_Given instruction_
Lines holding the string "chart" are the ones to copy from this listing.

_Data extract_
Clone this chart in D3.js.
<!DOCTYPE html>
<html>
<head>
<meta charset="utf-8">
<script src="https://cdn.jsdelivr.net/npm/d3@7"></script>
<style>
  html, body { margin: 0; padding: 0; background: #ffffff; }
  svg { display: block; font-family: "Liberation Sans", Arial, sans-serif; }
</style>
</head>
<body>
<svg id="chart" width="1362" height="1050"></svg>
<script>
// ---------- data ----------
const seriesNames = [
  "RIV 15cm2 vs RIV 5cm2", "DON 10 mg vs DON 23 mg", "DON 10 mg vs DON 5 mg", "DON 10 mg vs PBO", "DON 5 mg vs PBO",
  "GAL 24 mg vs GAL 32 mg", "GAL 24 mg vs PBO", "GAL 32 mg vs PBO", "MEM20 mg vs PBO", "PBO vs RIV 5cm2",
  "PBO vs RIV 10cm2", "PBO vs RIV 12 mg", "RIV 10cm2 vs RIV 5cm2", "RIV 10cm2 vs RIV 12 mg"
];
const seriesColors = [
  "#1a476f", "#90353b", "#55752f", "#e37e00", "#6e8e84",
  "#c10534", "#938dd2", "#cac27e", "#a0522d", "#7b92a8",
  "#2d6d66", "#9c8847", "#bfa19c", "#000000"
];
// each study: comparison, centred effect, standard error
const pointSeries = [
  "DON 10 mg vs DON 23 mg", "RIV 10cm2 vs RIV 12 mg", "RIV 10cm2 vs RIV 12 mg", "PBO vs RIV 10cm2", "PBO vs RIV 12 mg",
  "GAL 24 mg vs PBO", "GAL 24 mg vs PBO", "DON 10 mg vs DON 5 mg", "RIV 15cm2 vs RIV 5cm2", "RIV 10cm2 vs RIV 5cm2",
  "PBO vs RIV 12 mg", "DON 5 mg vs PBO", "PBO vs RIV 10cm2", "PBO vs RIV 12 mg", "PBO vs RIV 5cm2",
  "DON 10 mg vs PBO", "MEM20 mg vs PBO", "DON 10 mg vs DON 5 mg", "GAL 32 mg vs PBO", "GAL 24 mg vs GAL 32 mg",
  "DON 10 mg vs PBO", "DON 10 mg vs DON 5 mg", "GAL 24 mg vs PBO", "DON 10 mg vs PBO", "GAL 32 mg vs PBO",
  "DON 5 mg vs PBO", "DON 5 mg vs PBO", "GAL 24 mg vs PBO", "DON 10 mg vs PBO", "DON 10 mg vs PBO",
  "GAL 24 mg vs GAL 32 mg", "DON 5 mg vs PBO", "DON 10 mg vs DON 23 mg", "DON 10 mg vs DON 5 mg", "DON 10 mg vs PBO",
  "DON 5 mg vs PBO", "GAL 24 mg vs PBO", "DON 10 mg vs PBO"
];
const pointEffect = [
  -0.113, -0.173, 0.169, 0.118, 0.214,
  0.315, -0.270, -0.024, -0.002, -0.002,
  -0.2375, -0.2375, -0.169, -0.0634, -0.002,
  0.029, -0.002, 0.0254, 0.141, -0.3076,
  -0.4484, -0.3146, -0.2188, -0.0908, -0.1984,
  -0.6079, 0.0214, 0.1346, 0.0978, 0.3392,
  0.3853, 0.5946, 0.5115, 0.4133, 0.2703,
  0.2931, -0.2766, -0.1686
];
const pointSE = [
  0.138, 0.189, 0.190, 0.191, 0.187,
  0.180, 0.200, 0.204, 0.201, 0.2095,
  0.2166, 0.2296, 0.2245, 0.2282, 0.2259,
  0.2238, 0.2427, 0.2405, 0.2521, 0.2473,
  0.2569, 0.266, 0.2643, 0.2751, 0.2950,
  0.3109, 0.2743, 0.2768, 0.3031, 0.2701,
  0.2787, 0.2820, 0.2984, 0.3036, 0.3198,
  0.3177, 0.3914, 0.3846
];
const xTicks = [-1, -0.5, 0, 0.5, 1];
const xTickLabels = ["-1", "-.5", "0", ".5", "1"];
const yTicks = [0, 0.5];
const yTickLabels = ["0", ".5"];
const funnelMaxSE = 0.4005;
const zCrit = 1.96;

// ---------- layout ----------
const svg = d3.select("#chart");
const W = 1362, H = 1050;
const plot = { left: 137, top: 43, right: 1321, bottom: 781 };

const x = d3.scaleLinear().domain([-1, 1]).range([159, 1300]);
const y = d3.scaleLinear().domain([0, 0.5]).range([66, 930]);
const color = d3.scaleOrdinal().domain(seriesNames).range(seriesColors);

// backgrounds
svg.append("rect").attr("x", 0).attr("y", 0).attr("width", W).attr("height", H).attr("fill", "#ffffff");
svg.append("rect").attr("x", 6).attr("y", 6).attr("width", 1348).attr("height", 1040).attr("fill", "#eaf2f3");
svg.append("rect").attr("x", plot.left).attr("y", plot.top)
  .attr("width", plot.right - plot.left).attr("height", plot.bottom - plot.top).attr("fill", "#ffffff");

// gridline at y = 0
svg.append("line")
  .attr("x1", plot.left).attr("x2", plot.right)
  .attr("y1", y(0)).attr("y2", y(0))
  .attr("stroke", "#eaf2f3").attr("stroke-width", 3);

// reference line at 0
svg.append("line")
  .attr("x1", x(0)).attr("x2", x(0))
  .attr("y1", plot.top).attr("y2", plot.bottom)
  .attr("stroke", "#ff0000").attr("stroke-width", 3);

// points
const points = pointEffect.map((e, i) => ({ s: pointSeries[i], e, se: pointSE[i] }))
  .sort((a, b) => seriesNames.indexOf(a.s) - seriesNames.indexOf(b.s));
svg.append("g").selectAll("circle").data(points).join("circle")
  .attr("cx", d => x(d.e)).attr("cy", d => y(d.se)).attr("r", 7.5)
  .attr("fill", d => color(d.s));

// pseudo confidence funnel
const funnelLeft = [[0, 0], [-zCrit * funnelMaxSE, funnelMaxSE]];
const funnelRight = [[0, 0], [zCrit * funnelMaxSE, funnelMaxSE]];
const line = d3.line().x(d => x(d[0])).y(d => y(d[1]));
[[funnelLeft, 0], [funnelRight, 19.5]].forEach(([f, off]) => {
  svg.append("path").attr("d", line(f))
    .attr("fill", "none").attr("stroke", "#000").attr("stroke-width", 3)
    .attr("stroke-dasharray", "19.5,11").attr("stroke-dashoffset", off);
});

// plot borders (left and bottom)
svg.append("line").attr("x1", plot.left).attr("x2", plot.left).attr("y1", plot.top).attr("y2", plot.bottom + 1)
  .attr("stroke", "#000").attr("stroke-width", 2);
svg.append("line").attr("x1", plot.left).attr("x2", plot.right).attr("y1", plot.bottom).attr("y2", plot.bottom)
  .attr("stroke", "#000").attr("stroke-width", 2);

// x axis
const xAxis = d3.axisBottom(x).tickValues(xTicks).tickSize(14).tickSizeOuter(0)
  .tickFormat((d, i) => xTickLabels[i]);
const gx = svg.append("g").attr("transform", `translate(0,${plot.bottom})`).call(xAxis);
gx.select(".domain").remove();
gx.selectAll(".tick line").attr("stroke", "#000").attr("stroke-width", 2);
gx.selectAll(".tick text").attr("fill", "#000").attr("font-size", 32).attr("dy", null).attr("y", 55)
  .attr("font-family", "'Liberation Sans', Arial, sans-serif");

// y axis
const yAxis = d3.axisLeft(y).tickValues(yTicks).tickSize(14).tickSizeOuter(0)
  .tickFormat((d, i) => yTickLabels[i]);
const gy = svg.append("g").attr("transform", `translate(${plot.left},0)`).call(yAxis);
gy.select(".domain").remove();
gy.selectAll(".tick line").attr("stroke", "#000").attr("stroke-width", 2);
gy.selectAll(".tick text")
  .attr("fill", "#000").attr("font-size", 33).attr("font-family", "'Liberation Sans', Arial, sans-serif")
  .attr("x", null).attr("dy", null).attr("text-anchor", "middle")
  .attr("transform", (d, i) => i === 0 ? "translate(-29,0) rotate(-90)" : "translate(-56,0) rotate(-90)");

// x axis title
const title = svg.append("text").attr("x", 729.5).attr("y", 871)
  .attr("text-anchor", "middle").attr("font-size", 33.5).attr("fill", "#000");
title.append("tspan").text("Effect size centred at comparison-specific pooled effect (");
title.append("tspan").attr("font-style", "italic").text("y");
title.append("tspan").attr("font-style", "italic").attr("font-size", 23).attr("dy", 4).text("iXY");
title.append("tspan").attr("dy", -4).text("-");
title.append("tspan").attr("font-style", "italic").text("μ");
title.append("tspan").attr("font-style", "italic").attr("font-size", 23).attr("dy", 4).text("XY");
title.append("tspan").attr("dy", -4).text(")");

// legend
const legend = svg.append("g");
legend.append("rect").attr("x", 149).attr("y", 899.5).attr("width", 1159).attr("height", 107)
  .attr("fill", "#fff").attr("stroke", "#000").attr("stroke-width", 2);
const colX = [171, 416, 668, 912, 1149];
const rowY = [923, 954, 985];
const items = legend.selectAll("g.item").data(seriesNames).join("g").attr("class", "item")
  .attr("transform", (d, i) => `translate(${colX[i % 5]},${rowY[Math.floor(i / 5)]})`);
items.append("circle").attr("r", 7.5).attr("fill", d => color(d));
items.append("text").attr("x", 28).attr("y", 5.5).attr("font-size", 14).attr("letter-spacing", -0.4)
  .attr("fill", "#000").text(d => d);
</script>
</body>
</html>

_Solved exercise_
Clone this chart in D3.js.
<svg id="chart" width="1362" height="1050"></svg>
const svg = d3.select("#chart");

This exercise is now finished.